"Ola nie przebywa w Budziku". Ewa Błaszczyk ujawnia, co dzieje się z jej córką

Ewa Błaszczyk od lat nieustannie walczy o zdrowie swojej córki, Aleksandry, która od 2000 roku pozostaje w śpiączce. Wielu sądziło, że dziewczyna wciąż przebywa w Klinice "Budzik", założonej przez aktorkę, jednak prawda okazuje się inna.
Dramat Ewy Błaszczyk
Ewa Błaszczyk to nie tylko ceniona aktorka, ale także kobieta, która w życiu doświadczyła ogromnej tragedii. W 2000 roku w jej życiu nastąpiły dwa dramatyczne wydarzenia - najpierw straciła męża, Jacka Janczarskiego, a kilka miesięcy później jej sześcioletnia córka, Aleksandra, zakrztusiła się tabletką, co doprowadziło do niedotlenienia mózgu, a tym samym trwającej do dziś śpiączki.
Od tamtego wypadku życie Błaszczyk i jej rodziny całkowicie się zmieniło. Każdy dzień stał się walką o zdrowie i przyszłość Oli. Pomimo upływu lat i licznych prób wybudzenia córki, jej stan wciąż jeszcze nie pozwala na jej samodzielne funkcjonowanie. Jak zdradziła aktorka, Ola nie przebywa jednak w Klinice “Budzik”.

Ewa Błaszczyk ujawnia, gdzie umieściła swoją córkę
Ewa Błaszczyk po wypadku córki poświęciła się działalności charytatywnej, by pomóc innym dzieciom z podobnymi urazami. W 2002 roku założyła fundację "Akogo?", a dekadę później otworzyła Klinikę "Budzik" - pierwszy w Polsce ośrodek neurorehabilitacyjny, zajmujący się między innymi leczeniem dzieci w śpiączce.

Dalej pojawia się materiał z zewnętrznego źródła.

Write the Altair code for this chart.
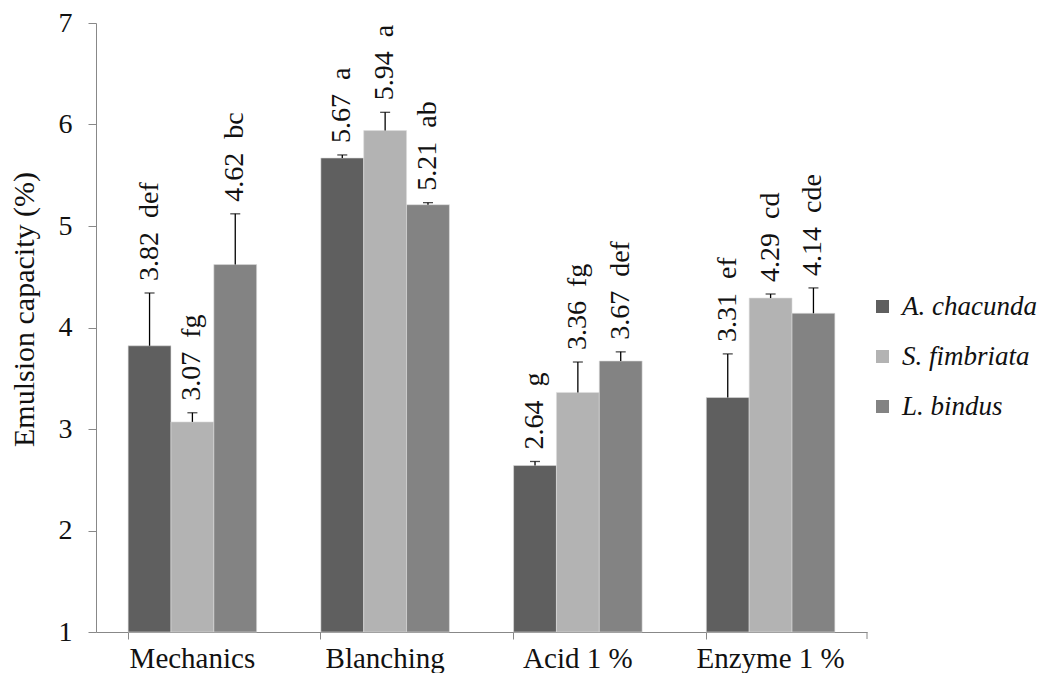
import altair as alt
import pandas as pd

treatments = ["Mechanics", "Blanching", "Acid 1 %", "Enzyme 1 %"]
species = ["A. chacunda", "S. fimbriata", "L. bindus"]
means = {
    "A. chacunda": [3.82, 5.67, 2.64, 3.31],
    "S. fimbriata": [3.07, 5.94, 3.36, 4.29],
    "L. bindus": [4.62, 5.21, 3.67, 4.14],
}
sds = {
    "A. chacunda": [0.52, 0.03, 0.04, 0.43],
    "S. fimbriata": [0.09, 0.18, 0.30, 0.04],
    "L. bindus": [0.50, 0.02, 0.09, 0.25],
}
letters = {
    "A. chacunda": ["def", "a", "g", "ef"],
    "S. fimbriata": ["fg", "a", "fg", "cd"],
    "L. bindus": ["bc", "ab", "def", "cde"],
}
colors = ["#5f5f5f", "#b3b3b3", "#838383"]

rows = []
for sp in species:
    for i, t in enumerate(treatments):
        m = means[sp][i]
        s = sds[sp][i]
        rows.append({
            "treatment": t,
            "species": sp,
            "mean": m,
            "top": m + s,
            "label": f"{m:.2f}\u00a0\u00a0{letters[sp][i]}",
        })
df = pd.DataFrame(rows)

FONT = "Liberation Serif, Times New Roman, Times, serif"
W, H = 771, 609

base = alt.Chart(df).encode(
    x=alt.X(
        "treatment:N",
        sort=treatments,
        scale=alt.Scale(paddingInner=0.333, paddingOuter=0.1667),
        axis=alt.Axis(
            title=None, labelAngle=0, labelFont=FONT, labelFontSize=29,
            labelColor="#111", domainColor="#888", tickColor="#888",
            tickSize=7, labelPadding=28, labelBaseline="alphabetic",
            bandPosition=0,
        ),
    ),
    xOffset=alt.XOffset("species:N", sort=species,
                        scale=alt.Scale(paddingInner=0, paddingOuter=0)),
)

yscale = alt.Scale(domain=[1, 7], nice=False, zero=False)

bars = base.mark_bar(stroke="#dddddd", strokeWidth=0.6).encode(
    y=alt.Y(
        "mean:Q",
        scale=yscale,
        axis=alt.Axis(
            values=[1, 2, 3, 4, 5, 6, 7], format="d", grid=False,
            labelFont=FONT, labelFontSize=28, labelColor="#111",
            domainColor="#888", tickColor="#888", tickSize=8, labelPadding=16,
            title="Emulsion capacity (%)", titleFont=FONT, titleFontSize=30,
            titleFontWeight="normal", titleColor="#111",
            titleAngle=270, titleAlign="center", titleBaseline="alphabetic",
            titleX=-63, titleY=286,
        ),
    ),
    y2=alt.datum(1),
    color=alt.Color(
        "species:N",
        sort=species,
        scale=alt.Scale(domain=species, range=colors),
        legend=alt.Legend(
            title=None, orient="none", legendX=773, legendY=270,
            symbolType="square", symbolSize=170, symbolStrokeWidth=0,
            labelFont=FONT, labelFontStyle="italic", labelFontSize=27,
            labelColor="#111", rowPadding=22, labelOffset=6, padding=0,
        ),
    ),
)

err = base.mark_rule(color="black", strokeWidth=1.3).encode(
    y=alt.Y("mean:Q", scale=yscale), y2="top:Q"
)
cap = base.mark_tick(color="black", thickness=1.3, size=10, orient="horizontal").encode(
    y=alt.Y("top:Q", scale=yscale)
)
text = base.mark_text(
    angle=270, align="left", baseline="middle", dx=12,
    font=FONT, fontSize=28, color="#111",
).encode(y=alt.Y("top:Q", scale=yscale), text="label:N")

endtick = alt.Chart(pd.DataFrame({"a": [0]})).mark_rule(color="#888").encode(
    x=alt.value(W), y=alt.value(H), y2=alt.value(H + 7)
)

chart = alt.layer(bars, err, cap, text, endtick).properties(
    width=W, height=H,
    autosize=alt.AutoSizeParams(type="none"),
    padding={"left": 88, "top": 15, "right": 176, "bottom": 41},
).configure_view(stroke=None)

chart.save("out.html", embed_options={"renderer": "svg", "actions": False})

Placówka w ciągu kilkunastu lat pomogła wielu młodym pacjentom wrócić do zdrowia, ale stan Oli okazał się bardziej skomplikowany. Pomimo tego, że rodzina miała nadzieję na jej wybudzenie, po kilku latach Ola wróciła do domu.
To trwa 25 lat, więc taki komunikat muszę zawrzeć. (...) Ola nie przebywa w "Budziku", tylko od lat, ponad 20, przebywa w domu. W szpitalu jest jak każdy z nas, jeśli coś jej się dzieje, że wymaga szpitala. I jest wtedy na takim oddziale, w takim szpitalu, który jest dedykowany temu, co jej dolega. Staramy się oczywiście, żeby była tam jak najrzadziej, bo bariera immunologiczna u takich osób też jest mocno obniżona i my mamy katar, a ci ludzie mają zapalenie płuc, więc to nie jest tak samo. I trzeba po prostu tak robić, żeby być jak najbardziej poza szpitalem - powiedziała w podcaście portalu Pacjenci.

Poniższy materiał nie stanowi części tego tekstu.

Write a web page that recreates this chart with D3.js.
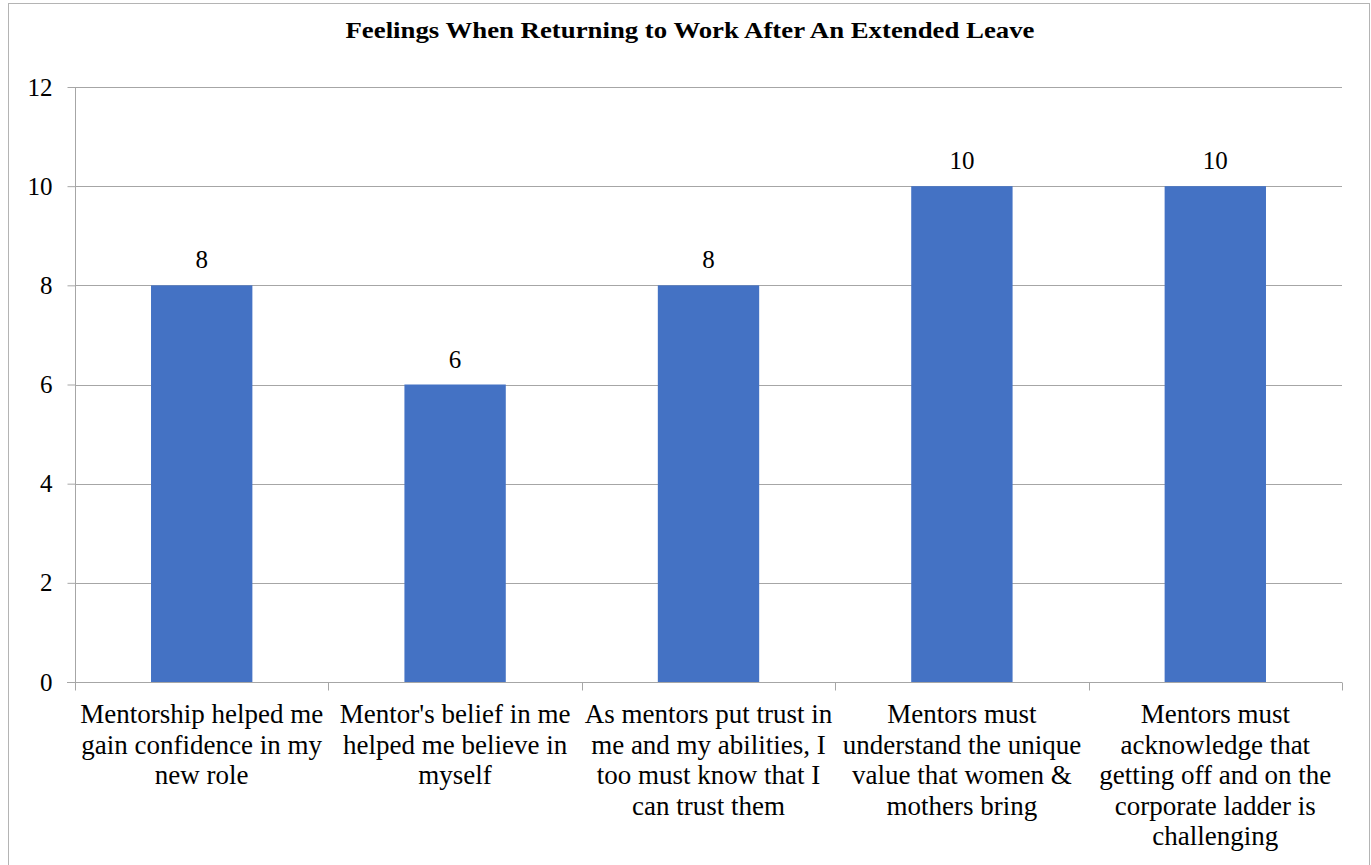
<!DOCTYPE html>
<html>
<head>
<meta charset="utf-8">
<script src="https://cdn.jsdelivr.net/npm/d3@7/dist/d3.min.js"></script>
<style>
  body { margin: 0; padding: 0; background: #fff; overflow: hidden; }
</style>
</head>
<body>
<script>
    // chart data
    const title = "Feelings When Returning to Work After An Extended Leave";
    const categories = [
      ["Mentorship helped me", "gain confidence in my", "new role"],
      ["Mentor's belief in me", "helped me believe in", "myself"],
      ["As mentors put trust in", "me and my abilities, I", "too must know that I", "can trust them"],
      ["Mentors must", "understand the unique", "value that women &", "mothers bring"],
      ["Mentors must", "acknowledge that", "getting off and on the", "corporate ladder is", "challenging"]
    ];
    const values = [8, 6, 8, 10, 10];
    const yTicks = [0, 2, 4, 6, 8, 10, 12];

    const serif = '"Liberation Serif"';
    const width = 1371, height = 865;
    const margin = {left: 75, right: 29, top: 87, bottom: 183};

    const svg = d3.select("body").append("svg")
      .attr("width", width)
      .attr("height", height);

    // outer chart border
    svg.append("rect")
      .attr("x", 8.5).attr("y", 3.5)
      .attr("width", 1361).attr("height", 880)
      .attr("fill", "none")
      .attr("stroke", "#b4b4b4");

    svg.append("text")
      .attr("x", 690).attr("y", 38)
      .attr("text-anchor", "middle")
      .style("font-family", serif)
      .style("font-size", "23px")
      .style("font-weight", "bold")
      .attr("textLength", 689)
      .attr("lengthAdjust", "spacingAndGlyphs")
      .text(title);

    const x = d3.scaleBand()
      .domain(d3.range(values.length))
      .range([margin.left, width - margin.right])
      .paddingInner(0.6).paddingOuter(0.3);

    const xOuter = d3.scaleBand()
      .domain(d3.range(values.length))
      .range([margin.left, width - margin.right]);

    const y = d3.scaleLinear()
      .domain([0, 12])
      .range([height - margin.bottom, margin.top]);

    // gridlines
    svg.append("g")
      .selectAll("line")
      .data(yTicks.slice(1))
      .join("line")
      .attr("x1", margin.left).attr("x2", width - margin.right)
      .attr("y1", d => Math.round(y(d)) + 0.5).attr("y2", d => Math.round(y(d)) + 0.5)
      .attr("stroke", "#a6a6a6");

    // bars
    svg.append("g")
      .selectAll("rect")
      .data(values)
      .join("rect")
      .attr("x", (d, i) => x(i))
      .attr("y", d => y(d))
      .attr("width", x.bandwidth())
      .attr("height", d => y(0) - y(d))
      .attr("fill", "#4472c4");

    // value labels
    svg.append("g")
      .selectAll("text")
      .data(values)
      .join("text")
      .attr("x", (d, i) => x(i) + x.bandwidth() / 2)
      .attr("y", d => y(d) - 17)
      .attr("text-anchor", "middle")
      .style("font-family", serif)
      .style("font-size", "25px")
      .text(d => d);

    // y axis
    const yAxis = svg.append("g")
      .attr("transform", `translate(${margin.left + 0.5},0)`)
      .call(d3.axisLeft(y).tickValues(yTicks).tickSize(8).tickPadding(15));
    yAxis.attr("font-family", null).attr("font-size", null);
    yAxis.selectAll("path, line").attr("stroke", "#a6a6a6");
    yAxis.select(".domain").attr("d", `M0,${y(12)}V${y(0)}`);
    yAxis.selectAll("text")
      .style("font-size", "25px")
      .style("font-family", serif)
      .attr("fill", "#000");

    // x axis line with category boundary ticks
    const base = Math.round(y(0)) + 0.5;
    svg.append("line")
      .attr("x1", margin.left - 8).attr("x2", width - margin.right)
      .attr("y1", base).attr("y2", base)
      .attr("stroke", "#a6a6a6");
    const bounds = d3.range(values.length + 1).map(i => i < values.length ? xOuter(i) : xOuter(i - 1) + xOuter.bandwidth());
    svg.append("g")
      .selectAll("line")
      .data(bounds)
      .join("line")
      .attr("x1", d => Math.round(d) + 0.5).attr("x2", d => Math.round(d) + 0.5)
      .attr("y1", base).attr("y2", base + 8)
      .attr("stroke", "#a6a6a6");

    // category labels
    const catG = svg.append("g")
      .selectAll("text")
      .data(categories)
      .join("text")
      .attr("text-anchor", "middle")
      .style("font-family", serif)
      .style("font-size", "27px");
    catG.selectAll("tspan")
      .data((d, i) => d.map(line => ({line, i})))
      .join("tspan")
      .attr("x", d => xOuter(d.i) + xOuter.bandwidth() / 2)
      .attr("y", (d, j) => 723 + j * 30.5)
      .text(d => d.line);
</script>
</body>
</html>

Ewa Błaszczyk szczerze o utracie nadziei na wyzdrowienie córki
Historia Oli od lat wzrusza i porusza opinię publiczną. W rozmowie dla portalu Pacjenci Błaszczyk wyznała, że córka ma za sobą kilka dramatycznych momentów, które mogły zakończyć się jej śmiercią.
Rozwija się medycyna, rozwija się technologia. Coraz więcej mamy aparatów diagnostycznych, żeby zobaczyć, jak ten mózg działa. Naprawdę to idzie w oszałamiającym tempie. Ale jest to wyścig z czasem, czy utrzymamy organizm w tak dobrej formie, żeby w przyszłości można było z czegoś nadzwyczajnego skorzystać, czy też nie damy rady - powiedziała.

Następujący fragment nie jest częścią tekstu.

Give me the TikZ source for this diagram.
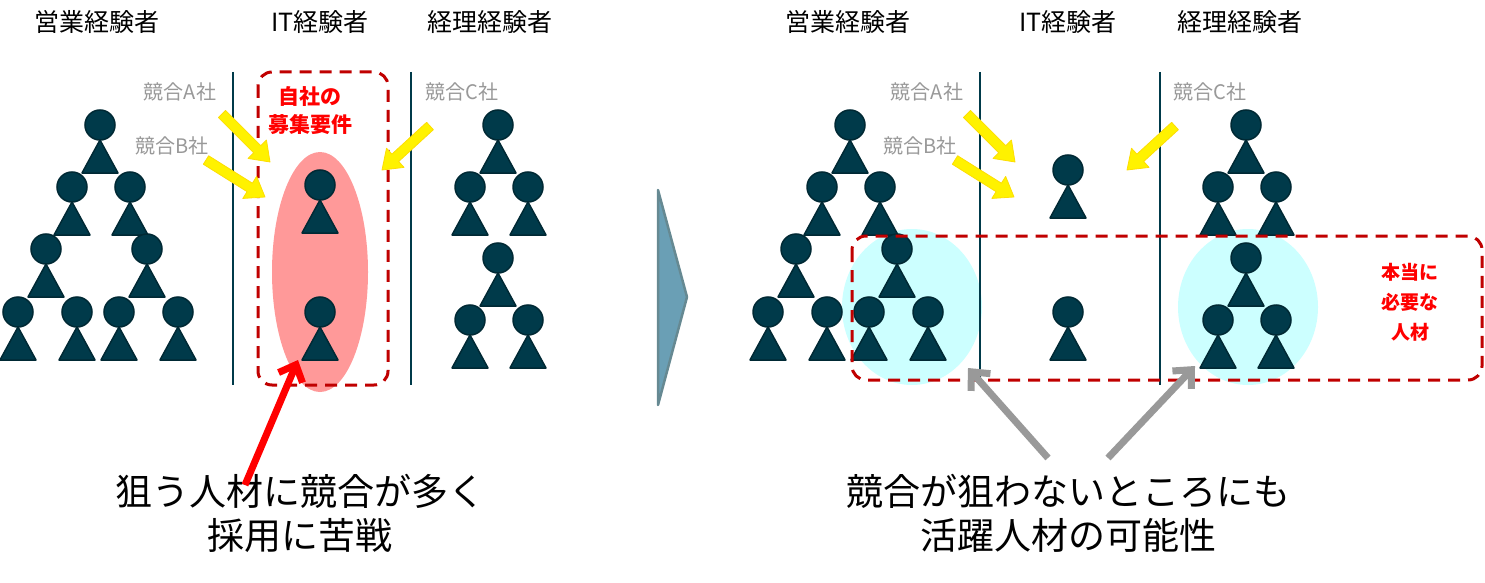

Mimo to aktorka i jej rodzina nie tracą nadziei.
Jeśli my się załamiemy czy zaczniemy narzekać, to ja staję przy Oli i np. mówię: "co, ja mogę być zmęczona czy narzekać?", kiedy patrzę na nią, co ona robi przez ćwierć wieku, a miała trzy momenty przynajmniej takie, że mogła nas pożegnać. Nie robi tego, czyli ciągle jest coś do zrobienia. A poza tym, jak ja mogę narzekać, jak patrzę na jej los?
Ewa Błaszczyk podkreśla, że choć jej córka nie jest w stanie samodzielnie funkcjonować, ma świadomość i reaguje na bodźce.
Mam wrażenie, że to Ola zmienia ten świat. Bo ona po prostu leży, ale nami, narzędziami, robi to, co jest do zrobienia. Jeśli przyjąć cały ten układ szerzej, to jeśli ktoś sobie coś takiego wybrał, to znaczy, że ma coś do zrobienia.